What do the lines from the top of the data through the line with "var values = [baseline1, baseline2, proposedNC, proposedC];" say? Quote them exactly and include both ends.

** Start GIVEN MATERIAL **

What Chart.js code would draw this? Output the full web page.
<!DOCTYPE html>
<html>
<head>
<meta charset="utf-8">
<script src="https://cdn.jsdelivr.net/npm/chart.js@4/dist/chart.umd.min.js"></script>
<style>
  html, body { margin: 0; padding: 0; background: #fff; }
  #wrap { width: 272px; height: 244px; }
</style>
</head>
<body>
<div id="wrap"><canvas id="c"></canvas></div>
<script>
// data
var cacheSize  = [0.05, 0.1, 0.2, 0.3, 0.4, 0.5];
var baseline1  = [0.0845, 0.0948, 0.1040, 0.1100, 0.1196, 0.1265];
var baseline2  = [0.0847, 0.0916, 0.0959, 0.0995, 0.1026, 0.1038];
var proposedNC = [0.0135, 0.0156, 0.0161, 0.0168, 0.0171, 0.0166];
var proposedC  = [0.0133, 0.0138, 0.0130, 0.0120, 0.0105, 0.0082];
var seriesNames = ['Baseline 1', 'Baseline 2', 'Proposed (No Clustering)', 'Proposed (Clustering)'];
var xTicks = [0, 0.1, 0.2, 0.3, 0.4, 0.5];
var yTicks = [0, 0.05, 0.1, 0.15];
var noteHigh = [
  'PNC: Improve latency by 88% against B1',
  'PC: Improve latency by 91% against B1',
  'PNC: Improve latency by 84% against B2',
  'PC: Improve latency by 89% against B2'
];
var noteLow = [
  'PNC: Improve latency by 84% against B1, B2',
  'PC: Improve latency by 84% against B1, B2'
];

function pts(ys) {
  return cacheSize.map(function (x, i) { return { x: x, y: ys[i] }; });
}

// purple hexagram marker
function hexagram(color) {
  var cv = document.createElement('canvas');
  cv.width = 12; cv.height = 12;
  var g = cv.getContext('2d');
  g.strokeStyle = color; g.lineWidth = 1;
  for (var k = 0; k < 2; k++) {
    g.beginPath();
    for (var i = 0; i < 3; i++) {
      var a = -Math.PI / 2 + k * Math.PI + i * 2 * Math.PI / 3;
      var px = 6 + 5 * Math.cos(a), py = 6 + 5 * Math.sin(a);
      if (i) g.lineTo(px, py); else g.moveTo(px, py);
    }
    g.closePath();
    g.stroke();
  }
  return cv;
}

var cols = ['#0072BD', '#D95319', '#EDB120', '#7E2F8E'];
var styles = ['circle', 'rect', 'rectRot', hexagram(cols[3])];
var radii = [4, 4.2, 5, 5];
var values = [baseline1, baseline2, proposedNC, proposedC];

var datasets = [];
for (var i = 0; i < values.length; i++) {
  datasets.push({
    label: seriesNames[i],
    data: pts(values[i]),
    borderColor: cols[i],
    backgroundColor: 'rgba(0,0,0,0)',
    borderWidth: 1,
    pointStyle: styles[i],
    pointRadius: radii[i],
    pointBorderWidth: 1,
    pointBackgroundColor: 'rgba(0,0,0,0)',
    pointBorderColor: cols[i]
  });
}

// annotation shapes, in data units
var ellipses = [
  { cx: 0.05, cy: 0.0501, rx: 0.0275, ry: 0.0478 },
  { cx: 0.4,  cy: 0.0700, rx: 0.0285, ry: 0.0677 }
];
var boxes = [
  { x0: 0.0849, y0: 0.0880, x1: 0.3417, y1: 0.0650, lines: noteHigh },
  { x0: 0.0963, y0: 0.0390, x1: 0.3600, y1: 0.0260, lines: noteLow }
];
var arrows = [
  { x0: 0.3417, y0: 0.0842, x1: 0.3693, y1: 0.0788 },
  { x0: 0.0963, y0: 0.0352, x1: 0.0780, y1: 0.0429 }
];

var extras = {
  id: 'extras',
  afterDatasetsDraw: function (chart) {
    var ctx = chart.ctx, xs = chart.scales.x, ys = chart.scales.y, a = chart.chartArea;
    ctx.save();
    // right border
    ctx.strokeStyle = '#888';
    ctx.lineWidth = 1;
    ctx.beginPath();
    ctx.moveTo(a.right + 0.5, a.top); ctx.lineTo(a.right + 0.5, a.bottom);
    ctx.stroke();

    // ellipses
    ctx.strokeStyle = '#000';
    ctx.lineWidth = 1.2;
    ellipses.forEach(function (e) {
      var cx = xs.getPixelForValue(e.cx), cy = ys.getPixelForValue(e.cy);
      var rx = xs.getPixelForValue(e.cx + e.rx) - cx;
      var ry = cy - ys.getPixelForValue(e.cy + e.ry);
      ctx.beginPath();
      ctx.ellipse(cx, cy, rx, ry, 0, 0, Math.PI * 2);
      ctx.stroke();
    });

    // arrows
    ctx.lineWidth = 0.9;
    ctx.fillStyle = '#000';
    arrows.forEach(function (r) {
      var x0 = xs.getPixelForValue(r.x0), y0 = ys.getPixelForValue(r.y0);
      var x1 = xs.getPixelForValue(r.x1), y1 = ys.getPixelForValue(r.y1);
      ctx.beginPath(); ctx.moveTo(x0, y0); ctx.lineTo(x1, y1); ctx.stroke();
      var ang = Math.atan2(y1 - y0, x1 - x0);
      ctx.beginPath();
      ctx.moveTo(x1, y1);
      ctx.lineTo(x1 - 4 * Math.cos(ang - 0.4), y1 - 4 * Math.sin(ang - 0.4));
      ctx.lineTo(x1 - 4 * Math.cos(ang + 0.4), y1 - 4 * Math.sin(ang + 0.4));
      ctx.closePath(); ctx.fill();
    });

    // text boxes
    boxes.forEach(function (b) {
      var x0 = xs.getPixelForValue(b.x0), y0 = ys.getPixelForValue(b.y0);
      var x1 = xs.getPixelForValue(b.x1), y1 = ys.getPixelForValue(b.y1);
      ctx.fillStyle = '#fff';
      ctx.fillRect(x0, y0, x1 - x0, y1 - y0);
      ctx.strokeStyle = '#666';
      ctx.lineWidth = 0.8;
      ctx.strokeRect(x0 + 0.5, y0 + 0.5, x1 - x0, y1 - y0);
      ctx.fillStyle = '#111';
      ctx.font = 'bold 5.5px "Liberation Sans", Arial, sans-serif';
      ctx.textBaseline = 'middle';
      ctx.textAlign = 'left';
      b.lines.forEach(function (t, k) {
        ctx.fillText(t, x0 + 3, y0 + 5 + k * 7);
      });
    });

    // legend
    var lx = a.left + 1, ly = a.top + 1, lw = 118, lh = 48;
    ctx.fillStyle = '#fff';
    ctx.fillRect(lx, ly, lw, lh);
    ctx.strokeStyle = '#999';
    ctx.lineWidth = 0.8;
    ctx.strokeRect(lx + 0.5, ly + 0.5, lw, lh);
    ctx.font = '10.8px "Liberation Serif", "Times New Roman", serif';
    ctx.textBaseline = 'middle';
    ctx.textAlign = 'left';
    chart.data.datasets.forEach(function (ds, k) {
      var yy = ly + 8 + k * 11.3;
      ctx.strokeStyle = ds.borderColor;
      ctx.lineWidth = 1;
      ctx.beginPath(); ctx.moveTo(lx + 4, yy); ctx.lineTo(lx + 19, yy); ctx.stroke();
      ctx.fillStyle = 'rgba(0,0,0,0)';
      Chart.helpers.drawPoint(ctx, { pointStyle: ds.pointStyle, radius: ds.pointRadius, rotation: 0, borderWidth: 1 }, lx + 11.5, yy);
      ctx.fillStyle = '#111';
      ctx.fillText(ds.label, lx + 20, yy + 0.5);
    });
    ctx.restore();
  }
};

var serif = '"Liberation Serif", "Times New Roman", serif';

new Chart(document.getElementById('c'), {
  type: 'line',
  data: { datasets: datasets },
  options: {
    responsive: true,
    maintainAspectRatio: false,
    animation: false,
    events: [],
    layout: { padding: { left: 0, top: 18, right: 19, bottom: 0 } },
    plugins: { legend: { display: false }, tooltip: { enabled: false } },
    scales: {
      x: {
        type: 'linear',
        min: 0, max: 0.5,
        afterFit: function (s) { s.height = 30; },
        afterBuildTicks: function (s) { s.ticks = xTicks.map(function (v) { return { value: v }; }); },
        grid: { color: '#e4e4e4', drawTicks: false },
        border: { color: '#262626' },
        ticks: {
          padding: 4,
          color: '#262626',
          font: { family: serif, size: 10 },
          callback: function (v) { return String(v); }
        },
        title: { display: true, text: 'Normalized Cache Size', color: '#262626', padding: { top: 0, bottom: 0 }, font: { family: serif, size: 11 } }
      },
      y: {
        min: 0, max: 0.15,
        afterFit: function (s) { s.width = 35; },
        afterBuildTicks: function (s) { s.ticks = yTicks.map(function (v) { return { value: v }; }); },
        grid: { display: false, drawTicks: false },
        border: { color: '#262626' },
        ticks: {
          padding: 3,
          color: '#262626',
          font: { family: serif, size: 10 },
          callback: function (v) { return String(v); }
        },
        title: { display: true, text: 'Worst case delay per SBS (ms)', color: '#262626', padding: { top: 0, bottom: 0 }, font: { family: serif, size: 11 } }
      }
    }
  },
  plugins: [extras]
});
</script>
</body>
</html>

** End GIVEN MATERIAL **

WORKED ANSWER
What Chart.js code would draw this? Output the full web page.
<!DOCTYPE html>
<html>
<head>
<meta charset="utf-8">
<script src="https://cdn.jsdelivr.net/npm/chart.js@4/dist/chart.umd.min.js"></script>
<style>
  html, body { margin: 0; padding: 0; background: #fff; }
  #wrap { width: 272px; height: 244px; }
</style>
</head>
<body>
<div id="wrap"><canvas id="c"></canvas></div>
<script>
// data
var cacheSize  = [0.05, 0.1, 0.2, 0.3, 0.4, 0.5];
var baseline1  = [0.0845, 0.0948, 0.1040, 0.1100, 0.1196, 0.1265];
var baseline2  = [0.0847, 0.0916, 0.0959, 0.0995, 0.1026, 0.1038];
var proposedNC = [0.0135, 0.0156, 0.0161, 0.0168, 0.0171, 0.0166];
var proposedC  = [0.0133, 0.0138, 0.0130, 0.0120, 0.0105, 0.0082];
var seriesNames = ['Baseline 1', 'Baseline 2', 'Proposed (No Clustering)', 'Proposed (Clustering)'];
var xTicks = [0, 0.1, 0.2, 0.3, 0.4, 0.5];
var yTicks = [0, 0.05, 0.1, 0.15];
var noteHigh = [
  'PNC: Improve latency by 88% against B1',
  'PC: Improve latency by 91% against B1',
  'PNC: Improve latency by 84% against B2',
  'PC: Improve latency by 89% against B2'
];
var noteLow = [
  'PNC: Improve latency by 84% against B1, B2',
  'PC: Improve latency by 84% against B1, B2'
];

function pts(ys) {
  return cacheSize.map(function (x, i) { return { x: x, y: ys[i] }; });
}

// purple hexagram marker
function hexagram(color) {
  var cv = document.createElement('canvas');
  cv.width = 12; cv.height = 12;
  var g = cv.getContext('2d');
  g.strokeStyle = color; g.lineWidth = 1;
  for (var k = 0; k < 2; k++) {
    g.beginPath();
    for (var i = 0; i < 3; i++) {
      var a = -Math.PI / 2 + k * Math.PI + i * 2 * Math.PI / 3;
      var px = 6 + 5 * Math.cos(a), py = 6 + 5 * Math.sin(a);
      if (i) g.lineTo(px, py); else g.moveTo(px, py);
    }
    g.closePath();
    g.stroke();
  }
  return cv;
}

var cols = ['#0072BD', '#D95319', '#EDB120', '#7E2F8E'];
var styles = ['circle', 'rect', 'rectRot', hexagram(cols[3])];
var radii = [4, 4.2, 5, 5];
var values = [baseline1, baseline2, proposedNC, proposedC];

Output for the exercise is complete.